-- BEGIN Recorded data --

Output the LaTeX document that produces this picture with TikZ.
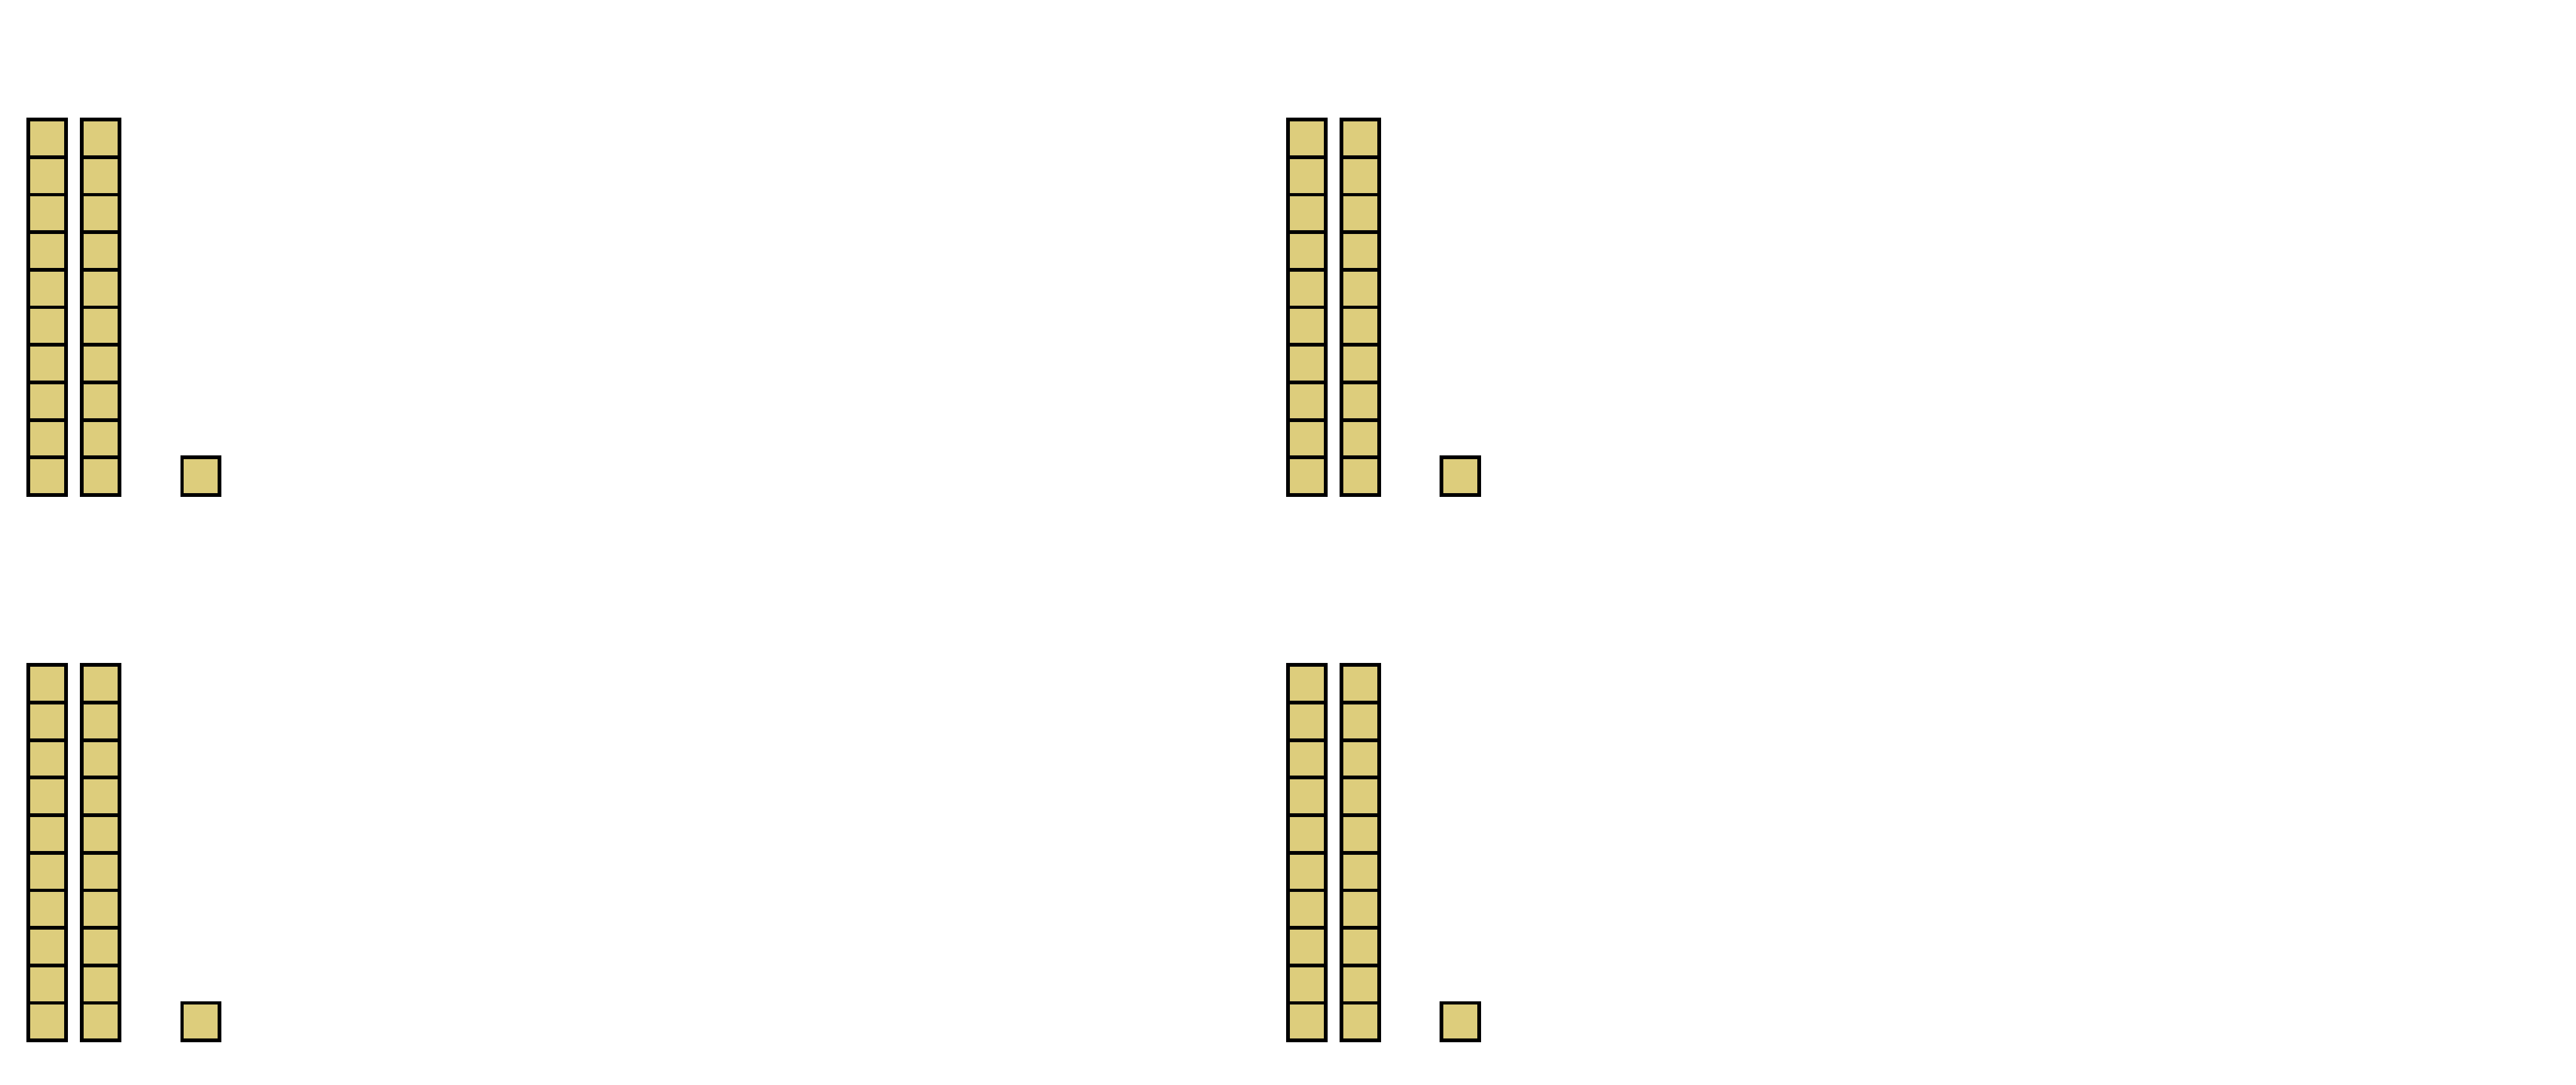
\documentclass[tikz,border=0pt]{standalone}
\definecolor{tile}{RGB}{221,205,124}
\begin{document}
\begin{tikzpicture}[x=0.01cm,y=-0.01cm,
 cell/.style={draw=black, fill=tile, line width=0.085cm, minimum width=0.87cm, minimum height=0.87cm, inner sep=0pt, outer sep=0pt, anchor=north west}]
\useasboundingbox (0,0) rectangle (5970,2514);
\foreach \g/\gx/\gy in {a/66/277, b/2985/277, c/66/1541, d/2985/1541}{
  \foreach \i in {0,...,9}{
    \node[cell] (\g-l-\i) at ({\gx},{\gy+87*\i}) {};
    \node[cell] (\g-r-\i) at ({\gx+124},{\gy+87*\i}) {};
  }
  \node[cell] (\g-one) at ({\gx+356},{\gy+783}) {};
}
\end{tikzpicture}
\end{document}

-- END Recorded data --
-- BEGIN Recorded data --

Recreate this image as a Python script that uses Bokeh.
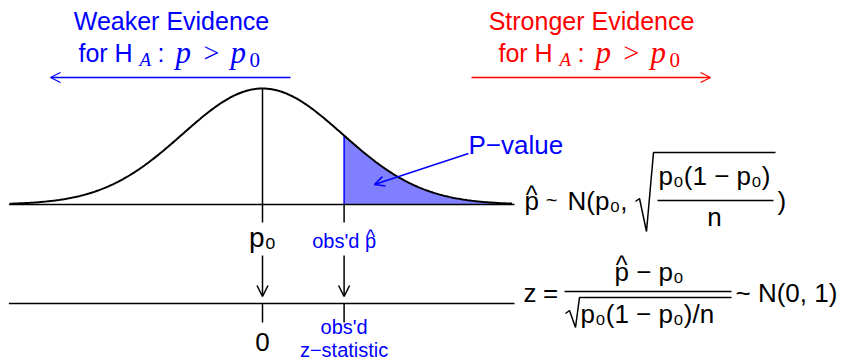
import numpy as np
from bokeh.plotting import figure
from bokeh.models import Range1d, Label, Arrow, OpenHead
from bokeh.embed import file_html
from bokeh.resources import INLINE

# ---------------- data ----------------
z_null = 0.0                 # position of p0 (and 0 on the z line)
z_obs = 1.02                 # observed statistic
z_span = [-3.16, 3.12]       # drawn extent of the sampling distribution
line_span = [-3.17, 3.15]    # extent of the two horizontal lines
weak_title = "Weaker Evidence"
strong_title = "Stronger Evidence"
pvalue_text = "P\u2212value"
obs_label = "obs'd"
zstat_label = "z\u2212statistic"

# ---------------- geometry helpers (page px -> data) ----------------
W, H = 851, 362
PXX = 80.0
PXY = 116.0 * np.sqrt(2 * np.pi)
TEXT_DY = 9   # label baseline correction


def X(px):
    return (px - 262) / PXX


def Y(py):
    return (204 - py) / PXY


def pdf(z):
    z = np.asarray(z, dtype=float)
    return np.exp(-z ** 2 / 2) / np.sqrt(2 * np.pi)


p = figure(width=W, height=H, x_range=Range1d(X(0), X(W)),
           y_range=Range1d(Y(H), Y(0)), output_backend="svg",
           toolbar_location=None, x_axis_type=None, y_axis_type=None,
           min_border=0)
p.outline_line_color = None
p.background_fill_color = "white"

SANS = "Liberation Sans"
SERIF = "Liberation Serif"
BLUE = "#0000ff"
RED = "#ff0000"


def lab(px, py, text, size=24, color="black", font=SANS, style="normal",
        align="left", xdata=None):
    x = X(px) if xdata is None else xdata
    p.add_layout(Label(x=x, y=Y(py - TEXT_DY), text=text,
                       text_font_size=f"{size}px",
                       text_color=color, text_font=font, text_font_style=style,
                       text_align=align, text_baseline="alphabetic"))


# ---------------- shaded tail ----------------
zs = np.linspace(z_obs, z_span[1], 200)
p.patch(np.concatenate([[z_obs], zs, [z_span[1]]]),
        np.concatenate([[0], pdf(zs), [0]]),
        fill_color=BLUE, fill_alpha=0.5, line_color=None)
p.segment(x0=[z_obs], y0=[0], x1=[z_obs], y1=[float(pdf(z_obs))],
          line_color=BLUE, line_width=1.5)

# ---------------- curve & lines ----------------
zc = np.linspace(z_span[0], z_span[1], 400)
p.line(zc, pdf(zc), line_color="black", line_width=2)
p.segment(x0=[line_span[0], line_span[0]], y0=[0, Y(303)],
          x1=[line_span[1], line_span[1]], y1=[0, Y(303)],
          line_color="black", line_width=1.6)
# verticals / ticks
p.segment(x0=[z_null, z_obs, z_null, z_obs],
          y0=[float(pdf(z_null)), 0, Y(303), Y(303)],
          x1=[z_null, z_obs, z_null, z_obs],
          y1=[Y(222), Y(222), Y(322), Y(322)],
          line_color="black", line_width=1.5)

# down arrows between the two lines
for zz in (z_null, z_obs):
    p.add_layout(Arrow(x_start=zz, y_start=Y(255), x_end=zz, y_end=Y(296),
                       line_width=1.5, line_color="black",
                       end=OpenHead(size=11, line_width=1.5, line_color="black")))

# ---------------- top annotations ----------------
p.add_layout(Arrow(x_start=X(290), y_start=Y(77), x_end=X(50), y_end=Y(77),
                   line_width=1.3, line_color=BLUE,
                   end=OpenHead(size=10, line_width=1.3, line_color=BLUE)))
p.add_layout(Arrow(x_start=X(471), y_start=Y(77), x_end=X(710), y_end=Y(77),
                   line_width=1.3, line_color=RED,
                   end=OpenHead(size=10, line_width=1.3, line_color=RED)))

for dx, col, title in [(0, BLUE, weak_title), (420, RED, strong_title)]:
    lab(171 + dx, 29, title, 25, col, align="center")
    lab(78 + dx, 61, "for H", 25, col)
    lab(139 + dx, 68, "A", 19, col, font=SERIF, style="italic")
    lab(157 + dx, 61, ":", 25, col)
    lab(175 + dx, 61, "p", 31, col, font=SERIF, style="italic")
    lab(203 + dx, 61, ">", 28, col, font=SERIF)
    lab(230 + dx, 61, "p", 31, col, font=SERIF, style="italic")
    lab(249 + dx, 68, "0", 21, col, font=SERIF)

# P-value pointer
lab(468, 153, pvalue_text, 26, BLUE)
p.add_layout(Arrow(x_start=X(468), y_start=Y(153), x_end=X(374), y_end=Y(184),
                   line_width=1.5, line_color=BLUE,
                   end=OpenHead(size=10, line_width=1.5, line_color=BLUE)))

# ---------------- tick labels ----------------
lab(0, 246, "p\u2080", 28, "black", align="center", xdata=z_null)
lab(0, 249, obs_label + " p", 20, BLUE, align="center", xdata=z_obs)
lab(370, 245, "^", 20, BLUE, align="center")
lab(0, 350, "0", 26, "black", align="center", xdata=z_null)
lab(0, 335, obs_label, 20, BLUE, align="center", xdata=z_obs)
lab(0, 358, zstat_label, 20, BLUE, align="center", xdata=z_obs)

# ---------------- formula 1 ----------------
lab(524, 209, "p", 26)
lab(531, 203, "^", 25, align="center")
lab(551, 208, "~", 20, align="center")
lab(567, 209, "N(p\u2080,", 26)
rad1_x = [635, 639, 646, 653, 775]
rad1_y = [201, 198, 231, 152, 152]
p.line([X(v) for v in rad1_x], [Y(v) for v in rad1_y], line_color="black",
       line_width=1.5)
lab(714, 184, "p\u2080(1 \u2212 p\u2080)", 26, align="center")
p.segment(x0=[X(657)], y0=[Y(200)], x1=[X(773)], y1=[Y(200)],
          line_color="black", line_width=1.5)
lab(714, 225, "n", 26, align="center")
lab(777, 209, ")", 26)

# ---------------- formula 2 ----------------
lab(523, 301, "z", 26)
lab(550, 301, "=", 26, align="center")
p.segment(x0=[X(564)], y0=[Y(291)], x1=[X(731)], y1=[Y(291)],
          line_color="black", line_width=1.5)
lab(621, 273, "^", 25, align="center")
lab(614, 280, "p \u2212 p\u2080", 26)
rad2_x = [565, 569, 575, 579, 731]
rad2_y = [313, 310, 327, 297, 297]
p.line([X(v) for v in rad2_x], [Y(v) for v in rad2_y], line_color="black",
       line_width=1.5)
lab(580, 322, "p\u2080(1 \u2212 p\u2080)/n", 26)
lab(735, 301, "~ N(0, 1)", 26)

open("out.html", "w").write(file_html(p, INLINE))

-- END Recorded data --

Taking the entries above, extract every line from the one bearing "Recreate this image" through the one bearing "from bokeh.resources import INLINE", exactly, with no pictures.

■ **Expected answer**
Recreate this image as a Python script that uses Bokeh.
import numpy as np
from bokeh.plotting import figure
from bokeh.models import Range1d, Label, Arrow, OpenHead
from bokeh.embed import file_html
from bokeh.resources import INLINE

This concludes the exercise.